◆ **PROBLEM REQUIREMENTS**: Every record should be repeated exactly, except that pictures are left out.
— START OF GIVEN DATA —
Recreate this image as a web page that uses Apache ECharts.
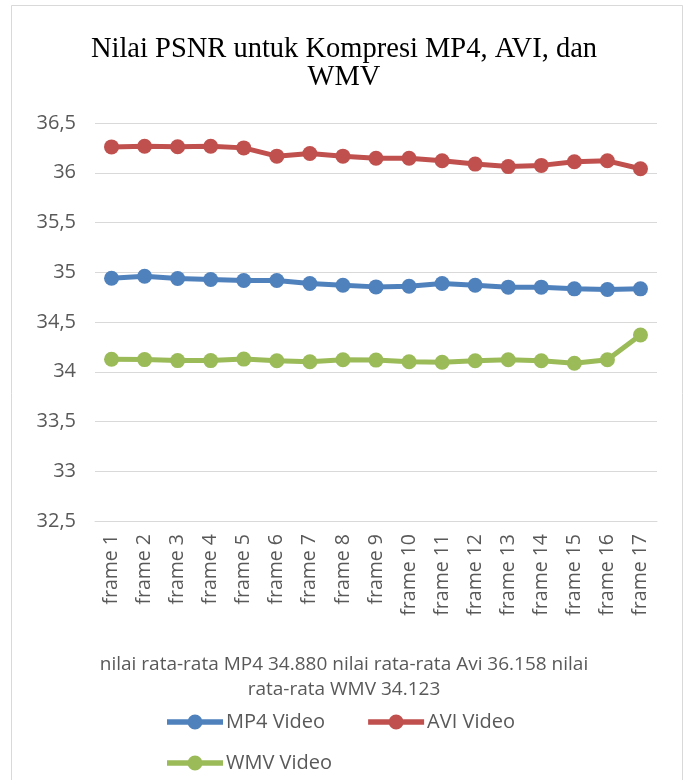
<!DOCTYPE html>
<html><head><meta charset="utf-8">
<script src="https://cdn.jsdelivr.net/npm/echarts@6/dist/echarts.min.js"></script>
<style>html,body{margin:0;padding:0;background:#fff}#c{width:688px;height:780px}</style>
</head><body><div id="c"></div>
<script>
const categories = ['frame 1','frame 2','frame 3','frame 4','frame 5','frame 6','frame 7','frame 8','frame 9','frame 10','frame 11','frame 12','frame 13','frame 14','frame 15','frame 16','frame 17'];
const mp4Values = [34.94,34.96,34.937,34.927,34.917,34.917,34.887,34.87,34.853,34.86,34.887,34.87,34.85,34.85,34.833,34.827,34.833];
const aviValues = [36.26,36.267,36.262,36.267,36.25,36.167,36.193,36.167,36.146,36.146,36.12,36.087,36.062,36.074,36.11,36.12,36.04];
const wmvValues = [34.125,34.122,34.112,34.112,34.127,34.11,34.1,34.12,34.117,34.1,34.096,34.11,34.12,34.11,34.085,34.12,34.37];
const yTicks = {min: 32.5, max: 36.5, interval: 0.5};
const titleText = 'Nilai PSNR untuk Kompresi MP4, AVI, dan\nWMV';
const xAxisTitle = 'nilai rata-rata MP4 34.880 nilai rata-rata Avi 36.158 nilai\nrata-rata WMV 34.123';
const seriesNames = ['MP4 Video','AVI Video','WMV Video'];
const colors = ['#4F81BD','#C0504D','#9BBB59'];
const font = '"Open Sans", Lato, sans-serif';
const legendIcon = 'path://M0,5 L21,5 L21,10.5 L0,10.5 Z M35,5 L56,5 L56,10.5 L35,10.5 Z M20.5,7.75 A7.5,7.5 0 1,1 35.5,7.75 A7.5,7.5 0 1,1 20.5,7.75 Z';

const chart = echarts.init(document.getElementById('c'), null, {renderer:'canvas'});
function mk(name, data, color){
  return {name, type:'line', data, color, symbol:'circle', symbolSize:15,
    lineStyle:{width:5, color}, itemStyle:{color}, animation:false};
}
const legendText = {fontFamily:font, fontSize:20, color:'#595959', padding:[0,0,0,-2]};
chart.setOption({
  backgroundColor:'#fff',
  animation:false,
  graphic:[{type:'rect', shape:{x:11.5,y:5.5,width:671,height:790}, style:{fill:'none', stroke:'#D9D9D9', lineWidth:1}, z:-1}],
  title:[
    {text:titleText, left:'center', top:30, itemGap:0,
      textStyle:{fontFamily:'"Liberation Serif", "Times New Roman", serif', fontSize:28.5, fontWeight:'normal', color:'#000', lineHeight:28.5}},
    {text:xAxisTitle, left:'center', top:647,
      textStyle:{fontFamily:font, fontSize:19, fontWeight:'normal', color:'#595959', lineHeight:25}}
  ],
  legend:[
    {data:[seriesNames[0], seriesNames[1]], left:162, top:707, itemWidth:56, itemHeight:15.5, itemGap:43,
      icon:legendIcon, textStyle:legendText},
    {data:[seriesNames[2]], left:162, top:748, itemWidth:56, itemHeight:15.5,
      icon:legendIcon, textStyle:legendText}
  ],
  grid:{left:95, right:31, top:123, bottom:259, containLabel:false},
  xAxis:{type:'category', data:categories, boundaryGap:true,
    axisLine:{show:true, lineStyle:{color:'#D9D9D9', width:1}}, axisTick:{show:false},
    axisLabel:{rotate:90, fontFamily:font, fontSize:19.5, color:'#595959', margin:13, interval:0}},
  yAxis:{type:'value', min:yTicks.min, max:yTicks.max, interval:yTicks.interval,
    axisLine:{show:false}, axisTick:{show:false},
    splitLine:{lineStyle:{color:'#D9D9D9', width:1}},
    axisLabel:{fontFamily:font, fontSize:20, color:'#595959', margin:19,
      formatter:v=>String(+v.toFixed(1)).replace('.',',')}},
  series:[mk(seriesNames[0], mp4Values, colors[0]), mk(seriesNames[1], aviValues, colors[1]), mk(seriesNames[2], wmvValues, colors[2])]
});
</script></body></html>
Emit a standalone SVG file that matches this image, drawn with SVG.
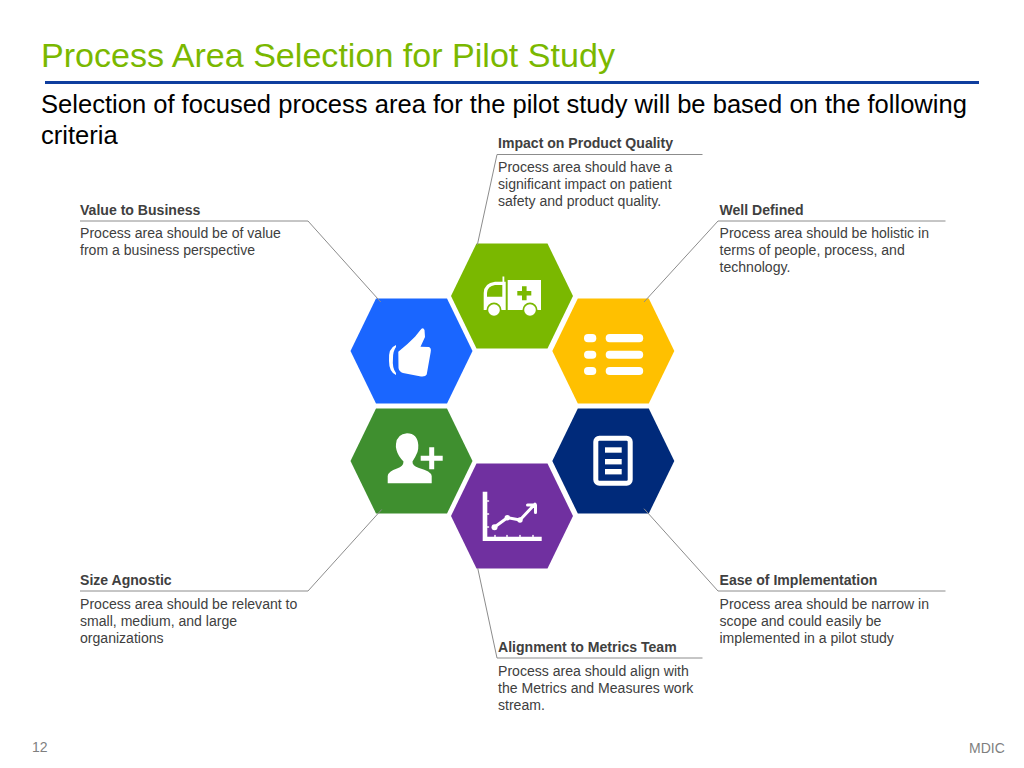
— END OF GIVEN DATA —
◆ **SOLUTION TO THIS TASK**:
Recreate this image as a web page that uses Apache ECharts.
<!DOCTYPE html>
<html><head><meta charset="utf-8">
<script src="https://cdn.jsdelivr.net/npm/echarts@6/dist/echarts.min.js"></script>
<style>html,body{margin:0;padding:0;background:#fff}#c{width:688px;height:780px}</style>
</head><body><div id="c"></div>
<script>
const categories = ['frame 1','frame 2','frame 3','frame 4','frame 5','frame 6','frame 7','frame 8','frame 9','frame 10','frame 11','frame 12','frame 13','frame 14','frame 15','frame 16','frame 17'];
const mp4Values = [34.94,34.96,34.937,34.927,34.917,34.917,34.887,34.87,34.853,34.86,34.887,34.87,34.85,34.85,34.833,34.827,34.833];
const aviValues = [36.26,36.267,36.262,36.267,36.25,36.167,36.193,36.167,36.146,36.146,36.12,36.087,36.062,36.074,36.11,36.12,36.04];
const wmvValues = [34.125,34.122,34.112,34.112,34.127,34.11,34.1,34.12,34.117,34.1,34.096,34.11,34.12,34.11,34.085,34.12,34.37];
const yTicks = {min: 32.5, max: 36.5, interval: 0.5};
const titleText = 'Nilai PSNR untuk Kompresi MP4, AVI, dan\nWMV';
const xAxisTitle = 'nilai rata-rata MP4 34.880 nilai rata-rata Avi 36.158 nilai\nrata-rata WMV 34.123';
const seriesNames = ['MP4 Video','AVI Video','WMV Video'];
const colors = ['#4F81BD','#C0504D','#9BBB59'];
const font = '"Open Sans", Lato, sans-serif';
const legendIcon = 'path://M0,5 L21,5 L21,10.5 L0,10.5 Z M35,5 L56,5 L56,10.5 L35,10.5 Z M20.5,7.75 A7.5,7.5 0 1,1 35.5,7.75 A7.5,7.5 0 1,1 20.5,7.75 Z';

const chart = echarts.init(document.getElementById('c'), null, {renderer:'canvas'});
function mk(name, data, color){
  return {name, type:'line', data, color, symbol:'circle', symbolSize:15,
    lineStyle:{width:5, color}, itemStyle:{color}, animation:false};
}
const legendText = {fontFamily:font, fontSize:20, color:'#595959', padding:[0,0,0,-2]};
chart.setOption({
  backgroundColor:'#fff',
  animation:false,
  graphic:[{type:'rect', shape:{x:11.5,y:5.5,width:671,height:790}, style:{fill:'none', stroke:'#D9D9D9', lineWidth:1}, z:-1}],
  title:[
    {text:titleText, left:'center', top:30, itemGap:0,
      textStyle:{fontFamily:'"Liberation Serif", "Times New Roman", serif', fontSize:28.5, fontWeight:'normal', color:'#000', lineHeight:28.5}},
    {text:xAxisTitle, left:'center', top:647,
      textStyle:{fontFamily:font, fontSize:19, fontWeight:'normal', color:'#595959', lineHeight:25}}
  ],
  legend:[
    {data:[seriesNames[0], seriesNames[1]], left:162, top:707, itemWidth:56, itemHeight:15.5, itemGap:43,
      icon:legendIcon, textStyle:legendText},
    {data:[seriesNames[2]], left:162, top:748, itemWidth:56, itemHeight:15.5,
      icon:legendIcon, textStyle:legendText}
  ],
  grid:{left:95, right:31, top:123, bottom:259, containLabel:false},
  xAxis:{type:'category', data:categories, boundaryGap:true,
    axisLine:{show:true, lineStyle:{color:'#D9D9D9', width:1}}, axisTick:{show:false},
    axisLabel:{rotate:90, fontFamily:font, fontSize:19.5, color:'#595959', margin:13, interval:0}},
  yAxis:{type:'value', min:yTicks.min, max:yTicks.max, interval:yTicks.interval,
    axisLine:{show:false}, axisTick:{show:false},
    splitLine:{lineStyle:{color:'#D9D9D9', width:1}},
    axisLabel:{fontFamily:font, fontSize:20, color:'#595959', margin:19,
      formatter:v=>String(+v.toFixed(1)).replace('.',',')}},
  series:[mk(seriesNames[0], mp4Values, colors[0]), mk(seriesNames[1], aviValues, colors[1]), mk(seriesNames[2], wmvValues, colors[2])]
});
</script></body></html>
Emit a standalone SVG file that matches this image, drawn with SVG.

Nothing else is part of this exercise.